Chapter 2: Transforming data in a pipeline with @transform

Review

../../_images/theoretical_pipeline_schematic.png

Computational pipelines transform your data in stages until the final result is produced. Ruffus automates the plumbing in your pipeline. You supply the python functions which perform the data transformation, and tell Ruffus how these pipeline stages or task functions are connected together.

Note

The best way to design a pipeline is to:

  • write down the file names of the data as it flows across your pipeline
  • write down the names of functions which transforms the data at each stage of the pipeline.

Task functions as recipes

Each task function of the pipeline is a recipe or rule which can be applied repeatedly to our data.

For example, one can have

  • a compile() task which will compile any number of source code files, or
  • a count_lines() task which will count the number of lines in any file or
  • an align_dna() task which will align the DNA of many chromosomes.

@transform is a 1 to 1 operation

@transform is a 1:1 operation because for each input, it generates one output.

../../_images/transform_1_to_1_example.png

This is obvious when you count the number of jobs at each step. In our example pipeline, there are always three jobs moving through in step at each stage (task).

Each Input or Output is not limited, however, to a single filename. Each job can accept, for example, a pair of files as its Input, or generate more than one file or a dictionary or numbers as its Output.

When each job outputs a pair of files, this does not generate two jobs downstream. It just means that the successive task in the pipeline will receive a list or tuple of files as its input parameter.

Note

The different sort of decorators in Ruffus determine the topology of your pipeline, i.e. how the jobs from different tasks are linked together seamlessly.

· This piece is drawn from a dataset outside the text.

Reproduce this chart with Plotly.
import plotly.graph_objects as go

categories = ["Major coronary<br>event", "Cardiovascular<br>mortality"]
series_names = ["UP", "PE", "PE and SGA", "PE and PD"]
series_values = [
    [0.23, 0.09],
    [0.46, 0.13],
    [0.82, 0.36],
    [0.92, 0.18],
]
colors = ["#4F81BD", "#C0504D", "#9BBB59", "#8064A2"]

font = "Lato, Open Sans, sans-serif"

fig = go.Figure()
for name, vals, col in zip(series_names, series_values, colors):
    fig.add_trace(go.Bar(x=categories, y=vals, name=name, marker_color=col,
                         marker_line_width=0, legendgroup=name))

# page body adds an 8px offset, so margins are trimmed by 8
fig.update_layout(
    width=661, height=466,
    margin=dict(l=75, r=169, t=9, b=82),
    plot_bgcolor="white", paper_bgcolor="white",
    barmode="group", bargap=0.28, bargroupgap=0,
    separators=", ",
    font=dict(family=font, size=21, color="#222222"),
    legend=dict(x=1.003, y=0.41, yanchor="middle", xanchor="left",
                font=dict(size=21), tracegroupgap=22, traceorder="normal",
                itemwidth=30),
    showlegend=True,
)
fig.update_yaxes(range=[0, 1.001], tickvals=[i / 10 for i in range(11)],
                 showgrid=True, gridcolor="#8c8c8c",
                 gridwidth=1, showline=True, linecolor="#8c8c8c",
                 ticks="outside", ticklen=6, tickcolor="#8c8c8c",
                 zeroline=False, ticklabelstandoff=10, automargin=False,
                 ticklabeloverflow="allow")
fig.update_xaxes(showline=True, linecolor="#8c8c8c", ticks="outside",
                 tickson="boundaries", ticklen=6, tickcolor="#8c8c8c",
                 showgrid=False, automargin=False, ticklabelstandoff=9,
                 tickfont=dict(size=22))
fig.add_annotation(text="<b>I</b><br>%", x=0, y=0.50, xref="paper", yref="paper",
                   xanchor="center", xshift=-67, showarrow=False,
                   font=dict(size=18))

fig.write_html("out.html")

@transform always generates one Output for one Input.

In the later parts of the tutorial, we will encounter more decorators which can split up, or join together or group inputs.

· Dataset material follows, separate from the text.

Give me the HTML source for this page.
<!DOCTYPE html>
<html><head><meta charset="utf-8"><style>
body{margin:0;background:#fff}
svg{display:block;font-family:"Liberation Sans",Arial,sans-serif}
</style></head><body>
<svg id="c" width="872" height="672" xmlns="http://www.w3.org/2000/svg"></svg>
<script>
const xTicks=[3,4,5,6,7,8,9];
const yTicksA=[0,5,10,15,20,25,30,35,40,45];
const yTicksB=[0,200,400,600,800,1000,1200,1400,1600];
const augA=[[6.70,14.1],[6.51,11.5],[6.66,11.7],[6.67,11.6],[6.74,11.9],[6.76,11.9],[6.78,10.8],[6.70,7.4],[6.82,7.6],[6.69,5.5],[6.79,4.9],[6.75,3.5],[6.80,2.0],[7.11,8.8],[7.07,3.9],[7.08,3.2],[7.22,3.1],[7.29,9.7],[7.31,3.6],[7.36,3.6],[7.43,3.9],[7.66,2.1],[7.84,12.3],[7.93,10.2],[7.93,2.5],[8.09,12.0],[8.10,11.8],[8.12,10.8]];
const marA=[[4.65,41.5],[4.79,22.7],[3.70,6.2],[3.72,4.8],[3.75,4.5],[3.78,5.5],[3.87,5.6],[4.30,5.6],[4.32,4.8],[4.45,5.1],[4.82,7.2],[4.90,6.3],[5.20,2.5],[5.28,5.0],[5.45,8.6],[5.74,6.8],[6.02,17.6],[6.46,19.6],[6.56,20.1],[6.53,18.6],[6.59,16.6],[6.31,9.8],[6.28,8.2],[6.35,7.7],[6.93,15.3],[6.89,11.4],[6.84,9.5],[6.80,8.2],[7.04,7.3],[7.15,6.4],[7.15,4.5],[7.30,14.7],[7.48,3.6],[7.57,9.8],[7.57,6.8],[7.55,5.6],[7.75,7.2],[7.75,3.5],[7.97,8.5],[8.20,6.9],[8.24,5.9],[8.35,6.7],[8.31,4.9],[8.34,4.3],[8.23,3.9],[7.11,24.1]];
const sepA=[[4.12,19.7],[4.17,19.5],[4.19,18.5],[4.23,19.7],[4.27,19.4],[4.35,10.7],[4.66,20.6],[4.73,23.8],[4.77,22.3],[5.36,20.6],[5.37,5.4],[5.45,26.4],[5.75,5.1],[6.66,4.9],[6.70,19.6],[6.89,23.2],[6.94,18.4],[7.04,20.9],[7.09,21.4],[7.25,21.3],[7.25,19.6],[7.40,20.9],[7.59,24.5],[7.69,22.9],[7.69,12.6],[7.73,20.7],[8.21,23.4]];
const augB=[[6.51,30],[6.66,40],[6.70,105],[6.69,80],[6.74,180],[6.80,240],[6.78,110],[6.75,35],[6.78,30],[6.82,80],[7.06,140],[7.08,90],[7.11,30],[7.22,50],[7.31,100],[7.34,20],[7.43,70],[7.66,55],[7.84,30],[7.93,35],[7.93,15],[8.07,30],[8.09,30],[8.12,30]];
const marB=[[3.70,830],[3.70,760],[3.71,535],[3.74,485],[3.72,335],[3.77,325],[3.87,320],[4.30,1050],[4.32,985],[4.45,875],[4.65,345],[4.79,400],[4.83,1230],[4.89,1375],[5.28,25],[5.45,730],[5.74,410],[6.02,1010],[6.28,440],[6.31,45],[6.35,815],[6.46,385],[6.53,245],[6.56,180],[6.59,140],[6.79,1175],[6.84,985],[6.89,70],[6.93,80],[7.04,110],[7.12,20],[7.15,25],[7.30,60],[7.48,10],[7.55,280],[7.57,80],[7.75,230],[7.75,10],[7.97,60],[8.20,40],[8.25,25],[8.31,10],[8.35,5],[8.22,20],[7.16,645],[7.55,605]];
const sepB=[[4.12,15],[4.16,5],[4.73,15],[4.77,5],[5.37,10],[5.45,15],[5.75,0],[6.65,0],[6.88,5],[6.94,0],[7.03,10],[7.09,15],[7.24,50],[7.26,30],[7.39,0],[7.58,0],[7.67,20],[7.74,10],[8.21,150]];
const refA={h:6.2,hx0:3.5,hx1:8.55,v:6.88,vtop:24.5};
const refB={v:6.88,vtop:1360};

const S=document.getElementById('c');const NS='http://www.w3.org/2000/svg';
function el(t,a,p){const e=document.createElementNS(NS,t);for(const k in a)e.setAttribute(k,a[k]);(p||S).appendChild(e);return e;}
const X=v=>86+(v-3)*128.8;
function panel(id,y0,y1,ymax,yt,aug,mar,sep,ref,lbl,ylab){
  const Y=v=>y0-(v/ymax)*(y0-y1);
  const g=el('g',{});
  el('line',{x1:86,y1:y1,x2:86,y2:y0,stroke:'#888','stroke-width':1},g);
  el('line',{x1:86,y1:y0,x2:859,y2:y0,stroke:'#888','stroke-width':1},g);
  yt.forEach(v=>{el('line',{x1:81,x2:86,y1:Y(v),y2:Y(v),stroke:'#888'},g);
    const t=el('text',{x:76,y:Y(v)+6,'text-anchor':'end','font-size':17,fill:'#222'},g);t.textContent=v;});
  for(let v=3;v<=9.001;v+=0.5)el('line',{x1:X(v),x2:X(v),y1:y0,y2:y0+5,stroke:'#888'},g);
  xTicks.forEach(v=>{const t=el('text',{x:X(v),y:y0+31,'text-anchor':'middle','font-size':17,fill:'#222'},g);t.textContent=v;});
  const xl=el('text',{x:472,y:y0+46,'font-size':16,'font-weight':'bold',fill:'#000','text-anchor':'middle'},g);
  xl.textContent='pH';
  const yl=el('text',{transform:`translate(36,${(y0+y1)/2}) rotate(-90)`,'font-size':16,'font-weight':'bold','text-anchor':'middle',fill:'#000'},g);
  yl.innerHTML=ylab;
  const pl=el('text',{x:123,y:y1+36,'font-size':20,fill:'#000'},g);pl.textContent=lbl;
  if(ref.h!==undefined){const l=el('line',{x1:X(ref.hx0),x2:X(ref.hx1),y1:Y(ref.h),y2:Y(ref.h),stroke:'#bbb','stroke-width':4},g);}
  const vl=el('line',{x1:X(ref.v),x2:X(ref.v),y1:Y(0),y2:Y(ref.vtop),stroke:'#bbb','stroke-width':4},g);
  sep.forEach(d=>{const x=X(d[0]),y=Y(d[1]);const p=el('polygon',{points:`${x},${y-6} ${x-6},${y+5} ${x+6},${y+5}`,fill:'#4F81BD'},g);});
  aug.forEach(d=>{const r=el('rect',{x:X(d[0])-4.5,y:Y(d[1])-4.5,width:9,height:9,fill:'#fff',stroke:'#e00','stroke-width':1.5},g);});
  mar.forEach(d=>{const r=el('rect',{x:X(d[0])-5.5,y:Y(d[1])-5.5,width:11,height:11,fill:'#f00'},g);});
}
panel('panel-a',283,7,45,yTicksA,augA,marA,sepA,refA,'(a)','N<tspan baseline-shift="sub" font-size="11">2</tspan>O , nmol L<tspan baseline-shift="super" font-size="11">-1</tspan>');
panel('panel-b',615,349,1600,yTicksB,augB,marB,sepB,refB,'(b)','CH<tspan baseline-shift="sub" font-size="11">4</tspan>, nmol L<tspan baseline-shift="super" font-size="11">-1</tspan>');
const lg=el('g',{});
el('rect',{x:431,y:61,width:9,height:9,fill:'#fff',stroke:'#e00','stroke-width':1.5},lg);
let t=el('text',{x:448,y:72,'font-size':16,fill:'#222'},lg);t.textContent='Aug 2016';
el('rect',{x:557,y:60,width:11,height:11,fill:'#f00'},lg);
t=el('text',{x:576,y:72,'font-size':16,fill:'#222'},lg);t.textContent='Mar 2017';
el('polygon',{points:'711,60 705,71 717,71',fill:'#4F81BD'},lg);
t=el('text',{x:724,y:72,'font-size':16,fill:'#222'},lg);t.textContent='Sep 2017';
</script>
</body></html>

In other words, using other decorators Input and Output can have many to one, many to many etc. relationships.

A pair of files as the Input

Let us rewrite our previous example so that the Input of the first task are matching pairs of DNA sequence files, processed in tandem.

from ruffus import *

starting_files = [("a.1.fastq", "a.2.fastq"),
                  ("a.1.fastq", "a.2.fastq"),
                  ("a.1.fastq", "a.2.fastq")]

#
#   STAGE 1 fasta->sam
#
@transform(starting_files,                     # Input = starting files
            suffix(".1.fastq"),                #         suffix = .1.fastq
            ".sam")                            # Output  suffix = .sam
def map_dna_sequence(input_files,
                    output_file):
    # remember there are two input files now
    ii1 = open(input_files[0])
    ii2 = open(input_files[1])
    oo = open(output_file, "w")

The only changes are to the first task:

pipeline_run()
    Job  = [[a.1.fastq, a.2.fastq] -> a.sam] completed
    Job  = [[a.1.fastq, a.2.fastq] -> a.sam] completed
    Job  = [[a.1.fastq, a.2.fastq] -> a.sam] completed
Completed Task = map_dna_sequence

suffix always matches only the first file name in each Input.

Input and Output parameters

Ruffus chains together different tasks by taking the Output from one job and plugging it automatically as the Input of the next.

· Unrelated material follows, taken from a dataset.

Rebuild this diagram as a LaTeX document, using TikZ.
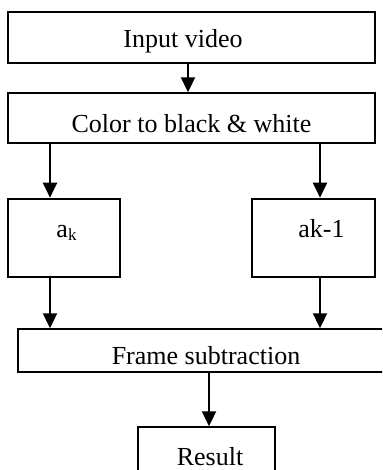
\documentclass[tikz,border=0pt]{standalone}
\usepackage{fontspec}
\setmainfont{Liberation Serif}
\usetikzlibrary{arrows.meta}
\begin{document}
\begin{tikzpicture}[x=1pt,y=-1pt,
  box/.style={draw, line width=1.4pt, inner sep=0pt},
  thickbox/.style={draw, line width=2.6pt, inner sep=0pt},
  arr/.style={line width=2pt, -{Triangle[width=14pt,length=15pt]}},
  txt/.style={anchor=base, inner sep=0pt, font=\fontsize{26}{30}\selectfont}]
\useasboundingbox (0,0) rectangle (382,470);
\clip (0,0) rectangle (382,470);
% boxes
\node[box, minimum width=367pt, minimum height=51pt] (in) at (191.5,37.5) {};
\node[box, minimum width=367pt, minimum height=50pt] (cb) at (191.5,118) {};
\node[thickbox, minimum width=112pt, minimum height=78pt] (ak) at (64,238) {};
\node[thickbox, minimum width=123pt, minimum height=78pt] (ak1) at (313.5,238) {};
\node[box, minimum width=377pt, minimum height=43pt] (fs) at (206.5,350.5) {};
\node[box, minimum width=137pt, minimum height=63pt] (res) at (206.5,458.5) {};
% texts
\node[txt] (tin) at (183,48) {Input video};
\node[txt] (tcb) at (191.5,133) {Color to black \& white};
\node[txt] (tak) at (66.5,237) {a\raisebox{-3pt}{\fontsize{17}{20}\selectfont k}};
\node[txt] (tak1) at (321.5,237) {ak-1};
\node[txt] (tfs) at (206,364) {Frame subtraction};
\node[txt] (tres) at (210,465) {Result};
% connector x positions
\coordinate (xm) at (188,0);
\coordinate (xl) at (50,0);
\coordinate (xr) at (320,0);
\coordinate (xb) at (209,0);
% connectors
\draw[arr] (in.south -| xm) -- (cb.north -| xm);
\draw[arr] (cb.south -| xl) -- (ak.north -| xl);
\draw[arr] (cb.south -| xr) -- (ak1.north -| xr);
\draw[arr] (ak.south -| xl) -- (fs.north -| xl);
\draw[arr] (ak1.south -| xr) -- (fs.north -| xr);
\draw[arr] (fs.south -| xb) -- (res.north -| xb);
\end{tikzpicture}
\end{document}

The first two parameters of each job are the Input and Output parameters respectively.

In the above example, we have:

>>> pipeline_run()
    Job  = [a.bam -> a.statistics, use_linear_model] completed
    Job  = [b.bam -> b.statistics, use_linear_model] completed
    Job  = [c.bam -> c.statistics, use_linear_model] completed
Completed Task = summarise_bam_file
Parameters for summarise_bam_file()
Inputs Outputs Extra
"a.bam" "a.statistics" "use_linear_model"
"b.bam" "b.statistics" "use_linear_model"
"c.bam" "c.statistics" "use_linear_model"

Extra parameters are for the consumption of summarise_bam_file() and will not passed to the next task.

Ruffus was designed for pipelines which save intermediate data in files. This is not compulsory but saving your data in files at each step provides many advantages:

  1. Ruffus can use file system time stamps to check if your pipeline is up to date
  2. Your data is persistent across runs
  3. This is a good way to pass large amounts of data across processes and computational nodes

Nevertheless, all the task parameters can include anything which suits your workflow, from lists of files, to numbers, sets or tuples. Ruffus imposes few constraints on what you would like to send to each stage of your pipeline.

Ruffus does, however, assume that if the Input and Output parameter contains strings, these will be interpreted as file names required by and produced by that job. As we shall see, the modification times of these file names indicate whether that part of the pipeline is up to date or needs to be rerun.